## TASK DIRECTIONS
Leaving out every picture, copy the lines of the data exactly, from the first through the line containing "import * as".

## DATASET EXTRACT

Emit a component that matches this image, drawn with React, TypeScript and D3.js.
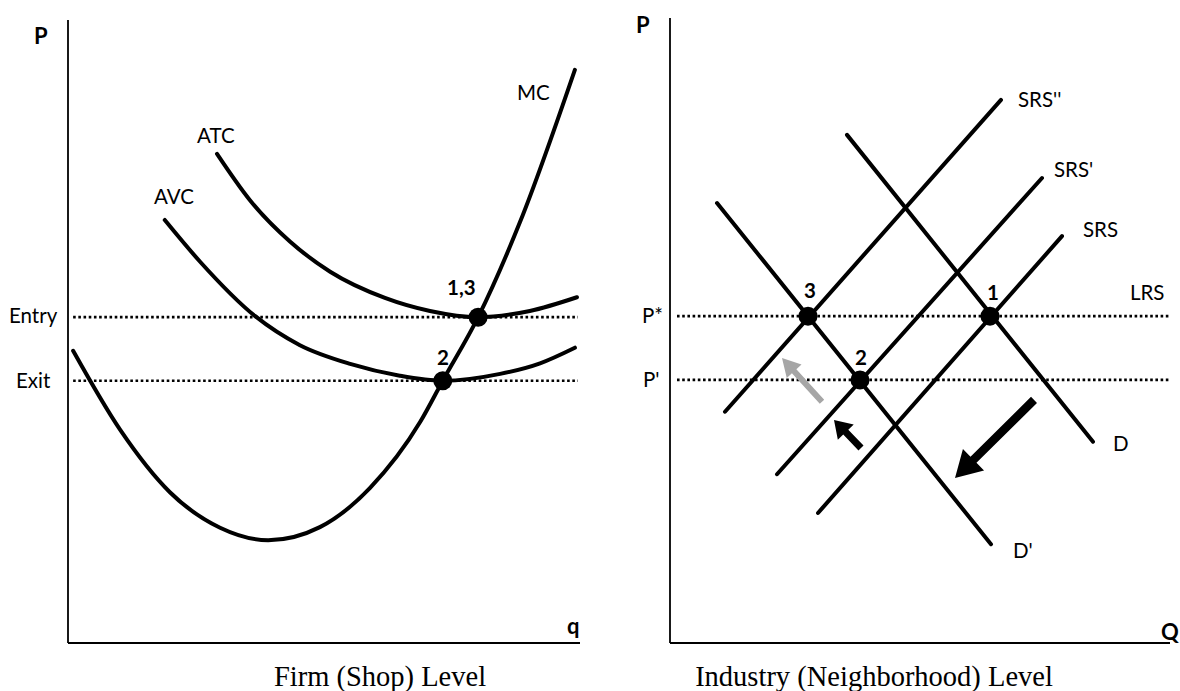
import React from "react";
import * as d3 from "d3";

// ---------- Left panel (firm) data, q and P in 0..100 units ----------
const MC_Q = [1, 10.2, 19.9, 29.7, 39.1, 49.2, 59, 68.8, 73.2, 80.1, 88.3, 99];
const MC_P = [46.9, 34.2, 24.2, 18.5, 16.5, 18.6, 24.9, 35.5, 42.1, 52.3, 67.6, 92];
const AVC_Q = [18.9, 25.8, 36.5, 45.3, 55.1, 64.8, 73.2, 84.4, 92.2, 99];
const AVC_P = [67.9, 61.2, 52.5, 47.8, 44.8, 42.9, 42.1, 43.2, 44.9, 47.4];
const ATC_Q = [29.1, 35.5, 43.4, 51.2, 61.9, 70.7, 80.1, 90.2, 99.4];
const ATC_P = [78.5, 71.1, 64.4, 59.6, 55.4, 53.3, 52.3, 53.3, 55.5];
const ENTRY_P = 52.3;
const EXIT_P = 42.1;
const FIRM_POINT_Q = [80.1, 73.2];
const FIRM_POINT_P = [52.3, 42.1];
const FIRM_POINT_LABELS = ["1,3", "2"];
const FIRM_CURVE_LABELS = ["MC", "ATC", "AVC"];

// ---------- Right panel (industry) data ----------
const IND_LINE_NAMES = ["D", "D'", "SRS''", "SRS'", "SRS"];
const IND_X1 = [35.4, 9.4, 11, 21.4, 29.6];
const IND_Y1 = [81.3, 70.4, 37, 27, 20.8];
const IND_X2 = [84.6, 64.2, 66.2, 74.4, 78.4];
const IND_Y2 = [32.2, 15.8, 86.9, 74.4, 65.1];
const P_STAR = 52.3;
const P_PRIME = 42.1;
const IND_POINT_Q = [64, 38, 27.6];
const IND_POINT_P = [52.3, 42.1, 52.3];
const IND_POINT_LABELS = ["1", "2", "3"];
// arrows: tail -> tip
const ARROW_X1 = [30.4, 38.2, 72.8];
const ARROW_Y1 = [38.6, 31.2, 38.9];
const ARROW_X2 = [22.4, 32.8, 57];
const ARROW_Y2 = [45.6, 35.7, 26.4];

const SANS = "Lato, 'Open Sans', sans-serif";
const SERIF = "'Liberation Serif', 'DejaVu Serif', serif";

function arrowPoints(x1: number, y1: number, x2: number, y2: number, sw: number, hl: number, hw: number) {
  const dx = x2 - x1, dy = y2 - y1;
  const len = Math.hypot(dx, dy);
  const ux = dx / len, uy = dy / len;
  const nx = -uy, ny = ux;
  const bx = x2 - ux * hl, by = y2 - uy * hl;
  const pts = [
    [x1 + nx * sw / 2, y1 + ny * sw / 2],
    [bx + nx * sw / 2, by + ny * sw / 2],
    [bx + nx * hw, by + ny * hw],
    [x2, y2],
    [bx - nx * hw, by - ny * hw],
    [bx - nx * sw / 2, by - ny * sw / 2],
    [x1 - nx * sw / 2, y1 - ny * sw / 2],
  ];
  return pts.map((p) => p.join(",")).join(" ");
}

export default function App() {
  // left scales
  const xL = d3.scaleLinear().domain([0, 100]).range([68, 580]);
  const yL = d3.scaleLinear().domain([0, 100]).range([643, 20]);
  // right scales
  const xR = d3.scaleLinear().domain([0, 100]).range([670, 1170]);
  const yR = d3.scaleLinear().domain([0, 100]).range([643, 18]);

  const lineL = d3
    .line<[number, number]>()
    .x((d) => xL(d[0]))
    .y((d) => yL(d[1]))
    .curve(d3.curveMonotoneX);

  const curves = [
    MC_Q.map((q, i) => [q, MC_P[i]] as [number, number]),
    ATC_Q.map((q, i) => [q, ATC_P[i]] as [number, number]),
    AVC_Q.map((q, i) => [q, AVC_P[i]] as [number, number]),
  ];

  const curveLabelPos = [
    [517, 100],
    [197, 143],
    [154, 204],
  ];
  const firmPtLabelPos = [
    [447, 295],
    [437, 365],
  ];
  const indLabelPos = [
    [1113, 451],
    [1013, 558],
    [1018, 107],
    [1054, 177],
    [1083, 237],
  ];
  const indPtLabelPos = [
    [987, 300],
    [855, 365],
    [804, 298],
  ];
  const arrowStyle = [
    { fill: "#a6a6a6", sw: 6, hl: 18, hw: 10 },
    { fill: "#000", sw: 7, hl: 17, hw: 11 },
    { fill: "#000", sw: 8.5, hl: 26, hw: 15 },
  ];

  const dotted = { stroke: "#000", strokeWidth: 2.6, strokeDasharray: "2.6 2.6" };
  const thick = { stroke: "#000", strokeWidth: 4, fill: "none", strokeLinecap: "round" as const };

  return (
    <svg
      width={1180}
      height={691}
      style={{ position: "fixed", left: 0, top: 0, background: "#fff" }}
    >
      <rect width={1180} height={691} fill="#fff" />
      {/* ---------------- Left panel ---------------- */}
      <line x1={xL(0)} y1={yL(0)} x2={xL(0)} y2={yL(100)} stroke="#000" strokeWidth={1.8} />
      <line x1={xL(0)} y1={yL(0)} x2={xL(100)} y2={yL(0)} stroke="#000" strokeWidth={1.8} />
      <line x1={xL(1)} x2={xL(99.6)} y1={yL(ENTRY_P)} y2={yL(ENTRY_P)} {...dotted} />
      <line x1={xL(1)} x2={xL(99.6)} y1={yL(EXIT_P)} y2={yL(EXIT_P)} {...dotted} />
      {curves.map((c, i) => (
        <path key={i} d={lineL(c) || ""} {...thick} />
      ))}
      {FIRM_POINT_Q.map((q, i) => (
        <circle key={i} cx={xL(q)} cy={yL(FIRM_POINT_P[i])} r={9.5} fill="#000" />
      ))}
      <g fontFamily={SANS} fontSize={20.5} fill="#000">
        {FIRM_CURVE_LABELS.map((t, i) => (
          <text key={t} x={curveLabelPos[i][0]} y={curveLabelPos[i][1]}>
            {t}
          </text>
        ))}
        <text x={9} y={323}>Entry</text>
        <text x={16} y={388}>Exit</text>
      </g>
      <g fontFamily={SANS} fontSize={20.5} fontWeight="bold" fill="#000">
        {FIRM_POINT_LABELS.map((t, i) => (
          <text key={t} x={firmPtLabelPos[i][0]} y={firmPtLabelPos[i][1]}>
            {t}
          </text>
        ))}
      </g>
      <g fontFamily={SANS} fontSize={22} fontWeight="bold" fill="#000">
        <text x={34} y={44}>P</text>
        <text x={567} y={634}>q</text>
      </g>
      <text x={380} y={686} textAnchor="middle" fontFamily={SERIF} fontSize={28.5}>
        Firm (Shop) Level
      </text>

      {/* ---------------- Right panel ---------------- */}
      <line x1={xR(0)} y1={yR(0)} x2={xR(0)} y2={yR(100)} stroke="#000" strokeWidth={1.8} />
      <line x1={xR(0)} y1={yR(0)} x2={xR(100)} y2={yR(0)} stroke="#000" strokeWidth={1.8} />
      <line x1={xR(1.4)} x2={xR(100)} y1={yR(P_STAR)} y2={yR(P_STAR)} {...dotted} />
      <line x1={xR(1.4)} x2={xR(100)} y1={yR(P_PRIME)} y2={yR(P_PRIME)} {...dotted} />
      {IND_LINE_NAMES.map((n, i) => (
        <line
          key={n}
          x1={xR(IND_X1[i])}
          y1={yR(IND_Y1[i])}
          x2={xR(IND_X2[i])}
          y2={yR(IND_Y2[i])}
          {...thick}
        />
      ))}
      {ARROW_X1.map((x, i) => (
        <polygon
          key={i}
          points={arrowPoints(
            xR(x),
            yR(ARROW_Y1[i]),
            xR(ARROW_X2[i]),
            yR(ARROW_Y2[i]),
            arrowStyle[i].sw,
            arrowStyle[i].hl,
            arrowStyle[i].hw
          )}
          fill={arrowStyle[i].fill}
        />
      ))}
      {IND_POINT_Q.map((q, i) => (
        <circle key={i} cx={xR(q)} cy={yR(IND_POINT_P[i])} r={9.5} fill="#000" />
      ))}
      <g fontFamily={SANS} fontSize={20.5} fill="#000">
        {IND_LINE_NAMES.map((t, i) => (
          <text key={t} x={indLabelPos[i][0]} y={indLabelPos[i][1]}>
            {t}
          </text>
        ))}
        <text x={1130} y={300}>LRS</text>
        <text x={642} y={323}>P*</text>
        <text x={643} y={387}>P'</text>
      </g>
      <g fontFamily={SANS} fontSize={20.5} fontWeight="bold" fill="#000">
        {IND_POINT_LABELS.map((t, i) => (
          <text key={t} x={indPtLabelPos[i][0]} y={indPtLabelPos[i][1]}>
            {t}
          </text>
        ))}
      </g>
      <g fontFamily={SANS} fontSize={22} fontWeight="bold" fill="#000">
        <text x={636} y={33}>P</text>
        <text x={1161} y={640}>Q</text>
      </g>
      <text x={874} y={686} textAnchor="middle" fontFamily={SERIF} fontSize={28.5}>
        Industry (Neighborhood) Level
      </text>
    </svg>
  );
}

## RESULT FOR THIS EXERCISE
Emit a component that matches this image, drawn with React, TypeScript and D3.js.
import React from "react";
import * as d3 from "d3";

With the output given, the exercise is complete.